* Task statement: Only the pictures stay out; every record is to be quoted exactly.

== Data rows

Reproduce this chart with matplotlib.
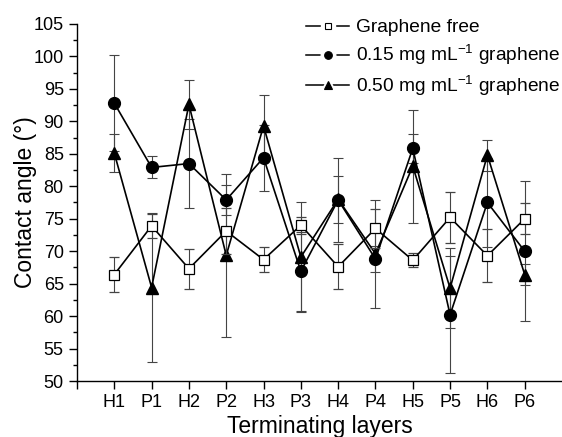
"""
Contact angle vs terminating layer for three graphene loadings
"""

# %% Imports

import matplotlib
matplotlib.use('Agg')
import matplotlib.pyplot as plt
from matplotlib.lines import Line2D
from matplotlib.ticker import MultipleLocator


# %% Data

layers = ['H1', 'P1', 'H2', 'P2', 'H3', 'P3',
          'H4', 'P4', 'H5', 'P5', 'H6', 'P6']

free = [66.4, 73.9, 67.3, 73.1, 68.7, 74.0, 67.6, 73.5, 68.6, 75.2, 69.3, 75.0]
free_err = [2.65, 1.8, 3.1, 3.5, 1.95, 1.3, 3.45, 3.0, 1.05, 3.95, 4.1, 2.35]

g015 = [92.8, 82.9, 83.5, 77.9, 84.4, 66.9, 77.9, 68.8, 85.85, 60.2, 77.5, 70.0]
g015_err = [7.4, 1.7, 6.9, 2.3, 5.1, 6.1, 6.5, 2.0, 2.2, 9.0, 6.8, 10.8]

g050 = [85.1, 64.4, 92.6, 69.35, 89.3, 69.1, 78.0, 69.6, 83.1, 64.3, 84.8, 66.4]
g050_err = [2.9, 11.5, 3.7, 12.6, 4.8, 8.4, 3.6, 8.3, 8.7, 6.2, 2.4, 1.65]

labels = ['Graphene free',
          r'0.15 mg mL$^{\mathregular{-1}}$ graphene',
          r'0.50 mg mL$^{\mathregular{-1}}$ graphene']


# %% Style

plt.rcParams['font.family'] = ['Liberation Sans', 'DejaVu Sans']
plt.rcParams['mathtext.default'] = 'regular'

x = list(range(1, len(layers) + 1))

fig = plt.figure(figsize=(5.62, 4.37), dpi=100)
ax = fig.add_axes([77 / 562, 1 - 381 / 437, 1 - 77 / 562, (381 - 24) / 437])


# %% Plot

ebkw = dict(color='k', lw=1.2, ecolor='#444444', elinewidth=0.8,
            capsize=3.5, capthick=0.8)

ax.errorbar(x, free, yerr=free_err, marker='s', ms=6.5, mfc='white',
            mec='k', mew=0.9, zorder=3, **ebkw)
ax.errorbar(x, g015, yerr=g015_err, marker='o', ms=8.5, mfc='k',
            mec='k', zorder=2, **ebkw)
ax.errorbar(x, g050, yerr=g050_err, marker='^', ms=8.5, mfc='k',
            mec='k', zorder=2, **ebkw)


# %% Axes

ax.set_xlim(0, 13)
ax.set_ylim(50, 105)
ax.set_xticks([0] + x)
ax.set_xticklabels([''] + layers)
ax.yaxis.set_major_locator(MultipleLocator(5))
ax.yaxis.set_minor_locator(MultipleLocator(2.5))

for s in ['top', 'right']:
    ax.spines[s].set_visible(False)
for s in ['left', 'bottom']:
    ax.spines[s].set_linewidth(1.0)

ax.tick_params(axis='both', which='major', direction='out', length=5.5,
               width=1.0, labelsize=13, pad=4)
ax.tick_params(axis='y', which='minor', direction='out', length=3,
               width=1.0)

ax.set_ylabel('Contact angle (°)', fontsize=16.5)
ax.yaxis.set_label_coords(-0.082, 0.5)
ax.set_xlabel('Terminating layers', fontsize=16.5, labelpad=3)


# %% Legend: line - marker - line, no error bars, no frame

def leg_handle(marker, mfc, ms):
    """Return tuple handle: line, white halo, then the marker on top"""
    line = Line2D([], [], color='k', lw=1.1)
    halo = Line2D([], [], ls='none', marker=marker, ms=ms + 5, mfc='white',
                  mec='white')
    mark = Line2D([], [], ls='none', marker=marker, ms=ms, mfc=mfc,
                  mec='k', mew=0.8)
    return (line, halo, mark)


handles = [leg_handle('s', 'white', 5),
           leg_handle('o', 'k', 5.5),
           leg_handle('^', 'k', 6)]

ax.legend(handles, labels, loc='upper left', frameon=False,
          bbox_to_anchor=(306 / 562, 1 - 19 / 437),
          bbox_transform=fig.transFigure, fontsize=13.8,
          handlelength=2.25, handletextpad=0.35, labelspacing=0.35,
          borderpad=0, borderaxespad=0)

fig.savefig('out.png', dpi=100)
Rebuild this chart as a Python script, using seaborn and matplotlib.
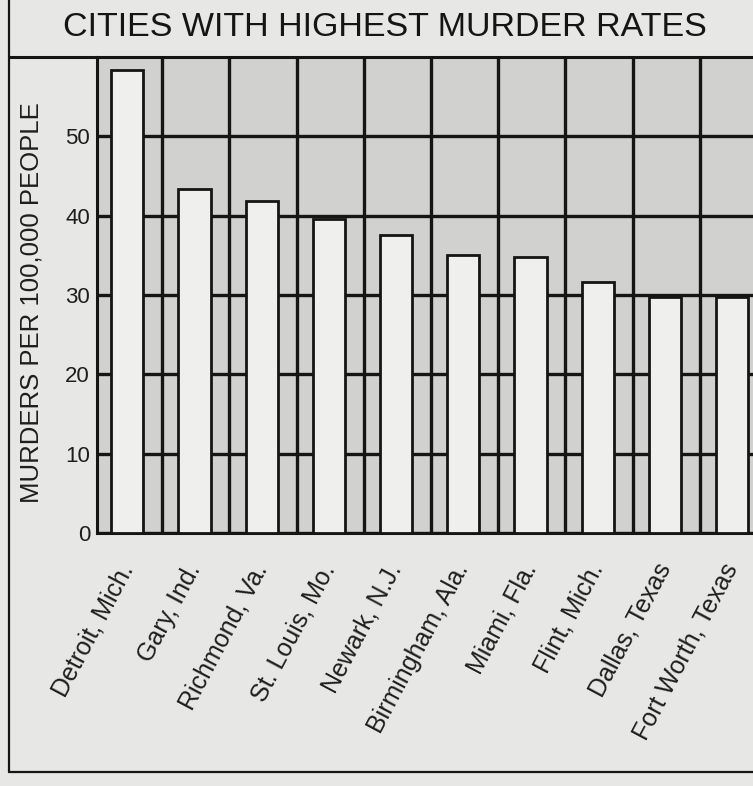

====

* The answer:
Reproduce this chart with matplotlib.
"""
Contact angle vs terminating layer for three graphene loadings
"""

# %% Imports

import matplotlib
matplotlib.use('Agg')
import matplotlib.pyplot as plt
from matplotlib.lines import Line2D
from matplotlib.ticker import MultipleLocator


# %% Data

layers = ['H1', 'P1', 'H2', 'P2', 'H3', 'P3',
          'H4', 'P4', 'H5', 'P5', 'H6', 'P6']

free = [66.4, 73.9, 67.3, 73.1, 68.7, 74.0, 67.6, 73.5, 68.6, 75.2, 69.3, 75.0]
free_err = [2.65, 1.8, 3.1, 3.5, 1.95, 1.3, 3.45, 3.0, 1.05, 3.95, 4.1, 2.35]

g015 = [92.8, 82.9, 83.5, 77.9, 84.4, 66.9, 77.9, 68.8, 85.85, 60.2, 77.5, 70.0]
g015_err = [7.4, 1.7, 6.9, 2.3, 5.1, 6.1, 6.5, 2.0, 2.2, 9.0, 6.8, 10.8]

g050 = [85.1, 64.4, 92.6, 69.35, 89.3, 69.1, 78.0, 69.6, 83.1, 64.3, 84.8, 66.4]
g050_err = [2.9, 11.5, 3.7, 12.6, 4.8, 8.4, 3.6, 8.3, 8.7, 6.2, 2.4, 1.65]

labels = ['Graphene free',
          r'0.15 mg mL$^{\mathregular{-1}}$ graphene',
          r'0.50 mg mL$^{\mathregular{-1}}$ graphene']


# %% Style

plt.rcParams['font.family'] = ['Liberation Sans', 'DejaVu Sans']
plt.rcParams['mathtext.default'] = 'regular'

x = list(range(1, len(layers) + 1))

fig = plt.figure(figsize=(5.62, 4.37), dpi=100)
ax = fig.add_axes([77 / 562, 1 - 381 / 437, 1 - 77 / 562, (381 - 24) / 437])


# %% Plot

ebkw = dict(color='k', lw=1.2, ecolor='#444444', elinewidth=0.8,
            capsize=3.5, capthick=0.8)

ax.errorbar(x, free, yerr=free_err, marker='s', ms=6.5, mfc='white',
            mec='k', mew=0.9, zorder=3, **ebkw)
ax.errorbar(x, g015, yerr=g015_err, marker='o', ms=8.5, mfc='k',
            mec='k', zorder=2, **ebkw)
ax.errorbar(x, g050, yerr=g050_err, marker='^', ms=8.5, mfc='k',
            mec='k', zorder=2, **ebkw)


# %% Axes

ax.set_xlim(0, 13)
ax.set_ylim(50, 105)
ax.set_xticks([0] + x)
ax.set_xticklabels([''] + layers)
ax.yaxis.set_major_locator(MultipleLocator(5))
ax.yaxis.set_minor_locator(MultipleLocator(2.5))

for s in ['top', 'right']:
    ax.spines[s].set_visible(False)
for s in ['left', 'bottom']:
    ax.spines[s].set_linewidth(1.0)

ax.tick_params(axis='both', which='major', direction='out', length=5.5,
               width=1.0, labelsize=13, pad=4)
ax.tick_params(axis='y', which='minor', direction='out', length=3,
               width=1.0)

ax.set_ylabel('Contact angle (°)', fontsize=16.5)
ax.yaxis.set_label_coords(-0.082, 0.5)
ax.set_xlabel('Terminating layers', fontsize=16.5, labelpad=3)


# %% Legend: line - marker - line, no error bars, no frame

def leg_handle(marker, mfc, ms):
    """Return tuple handle: line, white halo, then the marker on top"""
    line = Line2D([], [], color='k', lw=1.1)
    halo = Line2D([], [], ls='none', marker=marker, ms=ms + 5, mfc='white',
                  mec='white')
    mark = Line2D([], [], ls='none', marker=marker, ms=ms, mfc=mfc,
                  mec='k', mew=0.8)
    return (line, halo, mark)


handles = [leg_handle('s', 'white', 5),
           leg_handle('o', 'k', 5.5),
           leg_handle('^', 'k', 6)]

ax.legend(handles, labels, loc='upper left', frameon=False,
          bbox_to_anchor=(306 / 562, 1 - 19 / 437),
          bbox_transform=fig.transFigure, fontsize=13.8,
          handlelength=2.25, handletextpad=0.35, labelspacing=0.35,
          borderpad=0, borderaxespad=0)

fig.savefig('out.png', dpi=100)
Rebuild this chart as a Python script, using seaborn and matplotlib.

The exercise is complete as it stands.